begin

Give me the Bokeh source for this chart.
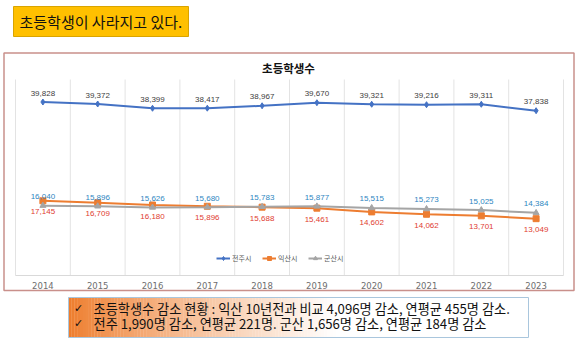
import numpy as np
from bokeh.plotting import figure
from bokeh.models import Range1d, ColumnDataSource, Legend, LegendItem
from bokeh.embed import file_html
from bokeh.resources import INLINE
from bokeh.core.properties import value

# ---------------- data ----------------
years = [2014, 2015, 2016, 2017, 2018, 2019, 2020, 2021, 2022, 2023]
jeonju = [39828, 39372, 38399, 38417, 38967, 39670, 39321, 39216, 39311, 37838]
iksan = [17145, 16709, 16180, 15896, 15688, 15461, 14602, 14062, 13701, 13049]
gunsan = [16040, 15896, 15626, 15680, 15783, 15877, 15515, 15273, 15025, 14384]
series_names = ["전주시", "익산시", "군산시"]
y_max = 45000
chart_title = "초등학생수"
headline = "초등학생이 사라지고 있다."
notes = [
    "초등학생수 감소 현황 : 익산 10년전과 비교 4,096명 감소, 연평균 455명 감소.",
    "전주 1,990명 감소, 연평균 221명. 군산 1,656명 감소, 연평균 184명 감소",
]

# ---------------- layout (page pixels) ----------------
W, H = 580, 344
PL, PR, PT, PB = 15, 563, 79, 275  # chart plot area

KR = "Noto Sans CJK KR"

p = figure(width=W, height=H, x_range=Range1d(0, W), y_range=Range1d(H, 0),
           toolbar_location=None, output_backend="svg", min_border=0,
           x_axis_type=None, y_axis_type=None)
p.outline_line_color = None
p.background_fill_color = "white"
p.border_fill_color = "white"

n = len(years)
step = (PR - PL) / n
x0 = years[0] - 0.5
p.extra_x_ranges = {"yr": Range1d(x0 - PL / step, x0 + n + (W - PR) / step)}
k = y_max / (PB - PT)
p.extra_y_ranges = {"val": Range1d(-(H - PB) * k, y_max + PT * k)}

# ---------------- headline box ----------------
p.quad(left=[13], right=[188], top=[6], bottom=[36], fill_color="#FFC000",
       line_color="#D9A400", line_width=1)
p.text(x=[19], y=[20.5], text=[headline], text_font=value(KR), text_font_size="15px",
       text_color="#111111", text_baseline="middle", text_align="left")

# ---------------- chart frame ----------------
p.quad(left=[3.5], right=[573.5], top=[52.5], bottom=[290], fill_color="white",
       line_color="#C9908B", line_width=1.5)
p.text(x=[288], y=[67], text=[chart_title], text_font=value(KR), text_font_size="11.5px",
       text_font_style="bold", text_color="#111111", text_baseline="middle", text_align="center")

bounds = [x0 + i for i in range(n + 1)]
p.segment(x0=bounds, y0=[0] * (n + 1), x1=bounds, y1=[y_max] * (n + 1),
          x_range_name="yr", y_range_name="val", line_color="#E3E3E3", line_width=1)
p.segment(x0=[bounds[0]], y0=[0], x1=[bounds[-1]], y1=[0],
          x_range_name="yr", y_range_name="val", line_color="#D9D9D9", line_width=1)

# year labels
p.text(x=years, y=[285] * n, text=[str(y) for y in years], x_range_name="yr",
       text_font=value("DejaVu Sans"), text_font_size="8.5px",
       text_color="#6E6E6E", text_align="center", text_baseline="middle")

src = ColumnDataSource(dict(
    x=years, jeonju=jeonju, iksan=iksan, gunsan=gunsan,
    lj=[f"{v:,}" for v in jeonju], li=[f"{v:,}" for v in iksan], lg=[f"{v:,}" for v in gunsan],
))

colors = ["#4472C4", "#ED7D31", "#A5A5A5"]
keys = ["jeonju", "iksan", "gunsan"]
markers = ["diamond", "square", "triangle"]
msizes = [6, 6, 6]
items = []
for name, key, c, m, ms in zip(series_names, keys, colors, markers, msizes):
    l = p.line("x", key, source=src, x_range_name="yr", y_range_name="val",
               line_color=c, line_width=2)
    s = p.scatter("x", key, source=src, x_range_name="yr", y_range_name="val",
                  marker=m, size=ms, fill_color=c, line_color=c)
    items.append(LegendItem(label=name, renderers=[l, s]))

lab = dict(x_range_name="yr", y_range_name="val", text_font=value("Liberation Sans"),
           text_font_size="8px", text_align="center", text_baseline="middle")
p.text("x", "jeonju", text="lj", source=src, y_offset=-9, text_color="#404040", **lab)
p.text("x", "gunsan", text="lg", source=src, y_offset=-9, text_color="#2E86C1", **lab)
p.text("x", "iksan", text="li", source=src, y_offset=11, text_color="#E03C31", **lab)

legend = Legend(items=items, orientation="horizontal", location=(216, H - 263),
                padding=0, margin=0, spacing=10, label_standoff=2,
                glyph_width=14, glyph_height=10, label_height=10,
                label_text_font=KR, label_text_font_size="7px", label_text_color="#595959",
                background_fill_alpha=0, border_line_color=None)
p.add_layout(legend, "center")

# ---------------- notes box ----------------
BL, BR, BT, BB = 68, 528, 297, 337
ns = 160
edges = np.linspace(BL, BR, ns + 1)
t = (edges[:-1] - BL) / (BR - BL)
f = np.clip(t / 0.58, 0, 1) ** 0.85
c0 = np.array([238, 125, 45])
cols = ["#%02x%02x%02x" % tuple(int(round(a)) for a in (c0 + (255 - c0) * fi)) for fi in f]
p.quad(left=edges[:-1], right=edges[1:] + 0.3, top=[BT] * ns, bottom=[BB] * ns,
       fill_color=cols, line_color=None)
p.quad(left=[BL], right=[BR], top=[BT], bottom=[BB], fill_color=None,
       line_color="#A9C6DD", line_width=1)
p.text(x=[78, 78], y=[307.5, 323], text=["✓", "✓"], text_font=value("DejaVu Sans"),
       text_font_size="11px", text_color="#111111", text_align="center", text_baseline="middle")
p.text(x=[93, 93], y=[307.5, 323], text=notes, text_font=value(KR), text_font_size="13.2px",
       text_color="#111111", text_align="left", text_baseline="middle")

open("out.html", "w").write(file_html(p, INLINE))
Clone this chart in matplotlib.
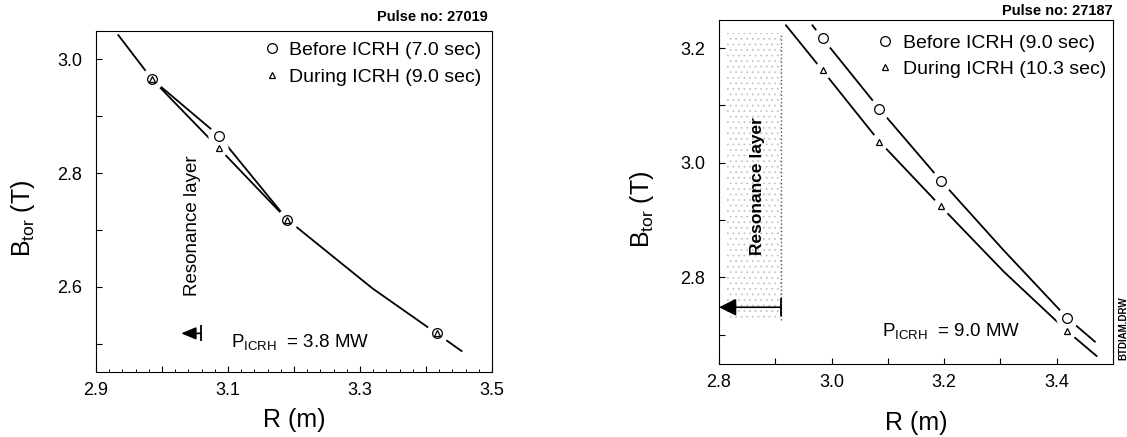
import numpy as np
import matplotlib.pyplot as plt
from matplotlib.patches import Rectangle

plt.rcParams['font.family'] = ['Liberation Sans', 'DejaVu Sans']
plt.rcParams['mathtext.fontset'] = 'custom'
plt.rcParams['mathtext.rm'] = 'Liberation Sans'
plt.rcParams['hatch.linewidth'] = 0.6

# ---- pulse 27019 (left) ----
r1_pts = [2.985, 3.086, 3.190, 3.416]
b1_before = [2.965, 2.866, 2.718, 2.518]
b1_during = [2.965, 2.844, 2.718, 2.518]
# traced curves
r1_line_before = [2.933, 2.985, 3.086, 3.190, 3.319, 3.416, 3.455]
b1_line_before = [3.044, 2.965, 2.866, 2.718, 2.597, 2.518, 2.486]
r1_line_during = [2.985, 3.086, 3.190]
b1_line_during = [2.965, 2.844, 2.718]
res1_arrow_R = [3.059, 3.029]   # bar -> tip
res1_arrow_B = 2.518

# ---- pulse 27187 (right) ----
r2_pts = [2.984, 3.085, 3.194, 3.419]
b2_before = [3.217, 3.094, 2.969, 2.729]
b2_during = [3.161, 3.037, 2.924, 2.706]
r2_line_before = [2.965, 2.984, 3.085, 3.194, 3.306, 3.419, 3.469]
b2_line_before = [3.241, 3.217, 3.094, 2.969, 2.847, 2.729, 2.687]
r2_line_during = [2.918, 2.984, 3.085, 3.194, 3.306, 3.419, 3.472]
b2_line_during = [3.241, 3.161, 3.037, 2.924, 2.810, 2.706, 2.662]
res2_band_R = [2.815, 2.910]
res2_band_B = [2.726, 3.226]
res2_arrow_R = [2.910, 2.800]
res2_arrow_B = 2.748

xt1 = [2.9, 3.0, 3.1, 3.2, 3.3, 3.4, 3.5]
xt1_lab = ['2.9', '', '3.1', '', '3.3', '', '3.5']
yt1 = [2.5, 2.6, 2.7, 2.8, 2.9, 3.0]
yt1_lab = ['', '2.6', '', '2.8', '', '3.0']
xt2 = [2.8, 2.9, 3.0, 3.1, 3.2, 3.3, 3.4]
xt2_lab = ['2.8', '', '3.0', '', '3.2', '', '3.4']
yt2 = [2.7, 2.8, 2.9, 3.0, 3.1, 3.2]
yt2_lab = ['', '2.8', '', '3.0', '', '3.2']

fig = plt.figure(figsize=(11.27, 4.37), dpi=100)
ax1 = fig.add_axes([96 / 1127, 1 - 372 / 437, 396 / 1127, 341 / 437])
ax2 = fig.add_axes([719 / 1127, 1 - 364 / 437, 394 / 1127, 344 / 437])


def style_axes(ax, xt, xlab, yt, ylab, xlim, ylim):
    ax.set_xlim(*xlim)
    ax.set_ylim(*ylim)
    ax.set_xticks(xt)
    ax.set_xticklabels(xlab)
    ax.set_yticks(yt)
    ax.set_yticklabels(ylab)
    ax.tick_params(direction='in', length=4, width=0.8, labelsize=13)
    ax.tick_params(axis='x', pad=7)
    ax.tick_params(axis='y', pad=10)
    for s in ax.spines.values():
        s.set_linewidth(0.8)
    ax.set_xlabel('R (m)', fontsize=18)
    ax.set_ylabel(r'$\mathregular{B_{tor}}$ (T)', fontsize=18)


def draw_curves(ax, lines, r, before, during, lab_b, lab_d, anchor):
    for lr, lb in lines:
        ax.plot(lr, lb, color='black', lw=1.3, zorder=2, solid_capstyle='butt')
    # gaps around the symbols
    ax.plot(r, before, 'o', ms=16, mfc='white', mec='none', ls='none', zorder=3)
    ax.plot(r, during, 'o', ms=13, mfc='white', mec='none', ls='none', zorder=3)
    ax.plot(r, before, 'o', ms=7, mfc='white', mec='black', mew=0.9,
            ls='none', zorder=4, label=lab_b)
    ax.plot(r, during, '^', ms=5, mfc='white', mec='black', mew=0.9,
            ls='none', zorder=5, label=lab_d)
    ax.legend(loc='upper right', bbox_to_anchor=anchor, frameon=False, fontsize=14,
              handlelength=0.8, handletextpad=0.5, labelspacing=0.45,
              borderaxespad=0.35, borderpad=0.2)


# ---- left panel ----
style_axes(ax1, xt1, xt1_lab, yt1, yt1_lab, (2.9, 3.5), (2.45, 3.05))
ax1.set_xticks(np.arange(2.9, 3.501, 0.02), minor=True)
ax1.tick_params(axis='x', which='minor', direction='in', length=2, width=0.7)
ax1.xaxis.set_label_coords(0.5, -0.105)
ax1.yaxis.set_label_coords(-0.15, 0.45)
draw_curves(ax1, [(r1_line_before, b1_line_before), (r1_line_during, b1_line_during)],
            r1_pts, b1_before, b1_during,
            'Before ICRH (7.0 sec)', 'During ICRH (9.0 sec)', (1.0, 1.0))
ax1.text(3.046, 2.708, 'Resonance layer', rotation=90, ha='center', va='center',
         fontsize=13.5)
ax1.annotate('', xy=(res1_arrow_R[1], res1_arrow_B), xytext=(res1_arrow_R[0], res1_arrow_B),
             arrowprops=dict(arrowstyle='-|>,head_length=0.6,head_width=0.25',
                             color='black', lw=1.2, mutation_scale=15, shrinkA=0, shrinkB=0))
ax1.plot([res1_arrow_R[0]], [res1_arrow_B], marker='|', ms=12, mew=1.3, color='black')
ax1.text(3.105, 2.503, r'$\mathregular{P_{ICRH}}$  = 3.8 MW', fontsize=13.5,
         ha='left', va='center')
ax1.text(0.99, 1.02, 'Pulse no: 27019', transform=ax1.transAxes, ha='right',
         va='bottom', fontsize=10.5, fontweight='bold')

# ---- right panel ----
style_axes(ax2, xt2, xt2_lab, yt2, yt2_lab, (2.8, 3.5), (2.649, 3.249))
ax2.xaxis.set_label_coords(0.5, -0.137)
ax2.yaxis.set_label_coords(-0.16, 0.45)
ax2.add_patch(Rectangle((res2_band_R[0], res2_band_B[0]),
                        res2_band_R[1] - res2_band_R[0], res2_band_B[1] - res2_band_B[0],
                        fill=False, hatch='...', edgecolor='#c4c4c4', lw=0, zorder=1))
ax2.plot([res2_band_R[1]] * 2, res2_band_B, ls=':', color='#555555', lw=1.0, zorder=1)
draw_curves(ax2, [(r2_line_before, b2_line_before), (r2_line_during, b2_line_during)],
            r2_pts, b2_before, b2_during,
            'Before ICRH (9.0 sec)', 'During ICRH (10.3 sec)', (1.01, 0.99))
ax2.text(2.868, 2.959, 'Resonance layer', rotation=90, ha='center', va='center',
         fontsize=12.5, fontweight='bold', zorder=3)
ax2.annotate('', xy=(res2_arrow_R[1], res2_arrow_B), xytext=(res2_arrow_R[0], res2_arrow_B),
             arrowprops=dict(arrowstyle='-|>,head_length=0.7,head_width=0.35',
                             color='black', lw=1.2, mutation_scale=15, shrinkA=0, shrinkB=0))
ax2.plot([res2_arrow_R[0]], [res2_arrow_B], marker='|', ms=13, mew=1.3, color='black')
ax2.text(3.090, 2.706, r'$\mathregular{P_{ICRH}}$  = 9.0 MW', fontsize=13.5,
         ha='left', va='center')
ax2.text(1.0, 1.005, 'Pulse no: 27187', transform=ax2.transAxes, ha='right',
         va='bottom', fontsize=10.5, fontweight='bold')

fig.text(1123 / 1127, 1 - 328 / 437, 'BTDIAM.DRW', rotation=90, ha='center',
         va='center', fontsize=7, fontweight='bold')

fig.savefig('out.png', dpi=100)
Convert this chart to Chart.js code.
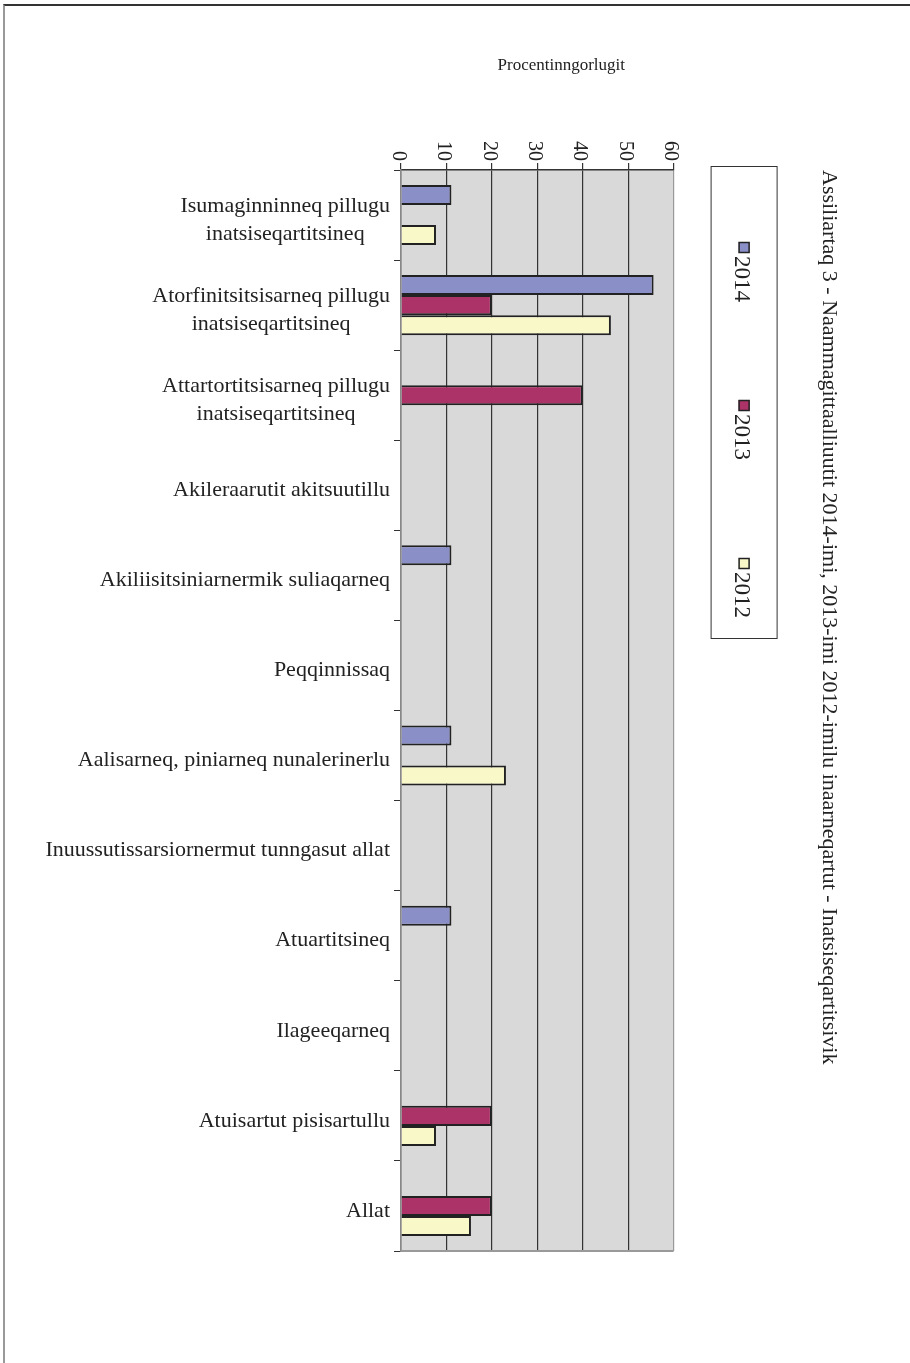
<!DOCTYPE html>
<html>
<head>
<meta charset="utf-8">
<title>Naammagittaalliuutit 2012-2014</title>
<script src="https://cdn.jsdelivr.net/npm/chart.js"></script>
<style>
  html, body { margin: 0; padding: 0; background: #fff; overflow: hidden; }
  .page { position: absolute; left: 3px; top: 4px; width: 930px; height: 1380px;
          border-top: 2px solid #333; border-left: 2px solid #999; }
  .chart-box { position: absolute; left: 0; top: 0; width: 910px; height: 1363px; }
</style>
</head>
<body>
<div class="page"></div>
<div class="chart-box"><canvas id="chart"></canvas></div>
<script>
const labels = [
  ["Isumaginninneq pillugu", "inatsiseqartitsineq"],
  ["Atorfinitsitsisarneq pillugu", "inatsiseqartitsineq"],
  ["Attartortitsisarneq pillugu", "inatsiseqartitsineq"],
  "Akileraarutit akitsuutillu",
  "Akiliisitsiniarnermik suliaqarneq",
  "Peqqinnissaq",
  "Aalisarneq, piniarneq nunalerinerlu",
  "Inuussutissarsiornermut tunngasut allat",
  "Atuartitsineq",
  "Ilageeqarneq",
  "Atuisartut pisisartullu",
  "Allat"
];

const values2014 = [11.1, 55.6, 0, 0, 11.1, 0, 11.1, 0, 11.1, 0, 0, 0];
const values2013 = [0, 20, 40, 0, 0, 0, 0, 0, 0, 0, 20, 20];
const values2012 = [7.7, 46.2, 0, 0, 0, 0, 23.1, 0, 0, 0, 7.7, 15.4];

const xTicks = [0, 10, 20, 30, 40, 50, 60];

const chartTitle = "Assiliartaq 3 - Naammagittaalliuutit 2014-imi, 2013-imi 2012-imilu inaarneqartut - Inatsiseqartitsivik";
const axisTitle = "Procentinngorlugit";

const serif = "'Liberation Serif', 'Times New Roman', serif";
const ink = "#222";

// background of plot, rotated tick labels, category labels and the rotated legend
const sketchPlugin = {
  id: "sketch",
  beforeDraw(chart) {
    const { ctx, chartArea: a } = chart;
    ctx.save();
    ctx.fillStyle = "#d9d9d9";
    ctx.fillRect(a.left, a.top, a.right - a.left, a.bottom - a.top);
    ctx.restore();
  },
  afterDraw(chart) {
    const { ctx, chartArea: a, scales } = chart;
    ctx.save();

    // bottom edge of the plot
    ctx.strokeStyle = "#999";
    ctx.lineWidth = 2;
    ctx.beginPath();
    ctx.moveTo(a.left, a.bottom);
    ctx.lineTo(a.right, a.bottom);
    ctx.stroke();

    ctx.fillStyle = ink;

    // x tick labels, turned clockwise
    ctx.font = "20px " + serif;
    ctx.textAlign = "right";
    ctx.textBaseline = "middle";
    scales.x.ticks.forEach(t => {
      const x = scales.x.getPixelForValue(t.value);
      ctx.save();
      ctx.translate(x - 3, a.top - 9);
      ctx.rotate(Math.PI / 2);
      ctx.fillText(String(t.value), 0, 0);
      ctx.restore();
    });

    // axis title
    ctx.textAlign = "center";
    ctx.font = "17px " + serif;
    ctx.fillText(axisTitle, (a.left + a.right) / 2 + 24, 66);

    // category labels: block right aligned, lines centred
    ctx.font = "22px " + serif;
    labels.forEach((lab, i) => {
      const lines = Array.isArray(lab) ? lab : [lab];
      const y = scales.y.getPixelForTick(i);
      const w = Math.max(...lines.map(l => ctx.measureText(l).width));
      const cx = a.left - 11 - w / 2;
      lines.forEach((l, j) => {
        ctx.fillText(l, cx, y + 5 + (j - (lines.length - 1) / 2) * 28);
      });
    });

    // legend box
    const L = a.right + 37, T = a.top - 4, W = 66, H = 472;
    ctx.fillStyle = "#fff";
    ctx.fillRect(L, T, W, H);
    ctx.strokeStyle = "#333";
    ctx.lineWidth = 1;
    ctx.strokeRect(L + 0.5, T + 0.5, W, H);

    ctx.font = "23px " + serif;
    ctx.textAlign = "left";
    chart.data.datasets.forEach((ds, i) => {
      const y0 = T + 76 + i * 158;
      ctx.fillStyle = ds.backgroundColor;
      ctx.fillRect(L + 28, y0, 11, 11);
      ctx.strokeStyle = ink;
      ctx.lineWidth = 1.5;
      ctx.strokeRect(L + 28.5, y0 + 0.5, 10, 10);
      ctx.fillStyle = ink;
      ctx.save();
      ctx.translate(L + 30, y0 + 14);
      ctx.rotate(Math.PI / 2);
      ctx.fillText(ds.label, 0, 0);
      ctx.restore();
    });

    ctx.restore();
  }
};

const data = {
  labels: labels,
  datasets: [
    { label: "2014", data: values2014, backgroundColor: "#8a8fc8" },
    { label: "2013", data: values2013, backgroundColor: "#ab3368" },
    { label: "2012", data: values2012, backgroundColor: "#f8f8c8" }
  ].map(ds => Object.assign(ds, {
    borderColor: ink,
    borderWidth: 2,
    categoryPercentage: 0.667,
    barPercentage: 1
  }))
};

const config = {
  type: "bar",
  data: data,
  options: {
    indexAxis: "y",
    responsive: true,
    maintainAspectRatio: false,
    animation: false,
    layout: { padding: { top: 0, left: 0, right: 60, bottom: 112 } },
    plugins: {
      legend: { display: false },
      tooltip: { enabled: false },
      title: {
        display: true,
        text: chartTitle,
        position: "right",
        align: "start",
        fullSize: false,
        color: ink,
        font: { family: serif, size: 22, weight: "normal" },
        padding: { top: 8, bottom: 142 }
      }
    },
    scales: {
      x: {
        type: "linear",
        position: "top",
        min: 0,
        max: 60,
        afterBuildTicks: s => { s.ticks = xTicks.map(v => ({ value: v })); },
        afterFit: s => { s.height = 170; },
        ticks: { display: false },
        grid: {
          color: c => (c.tick && c.tick.value === 60 ? "#999" : "#333"),
          lineWidth: 1.2,
          tickLength: 7,
          tickColor: "#333"
        },
        border: { color: "#333", width: 1.5 }
      },
      y: {
        afterFit: s => { s.width = 401; },
        ticks: { display: false },
        grid: { drawOnChartArea: false, tickLength: 7, color: "#333", offset: true },
        border: { color: "#888", width: 1.5 }
      }
    }
  },
  plugins: [sketchPlugin]
};

const myChart = new Chart(document.getElementById("chart"), config);
</script>
</body>
</html>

end

* **WRITTEN REQUEST**: Find the string "matplotlib" in the listing and return every line that holds it.

* **EXPECTED ANSWER**:
Clone this chart in matplotlib.
import matplotlib.pyplot as plt
from matplotlib.patches import Rectangle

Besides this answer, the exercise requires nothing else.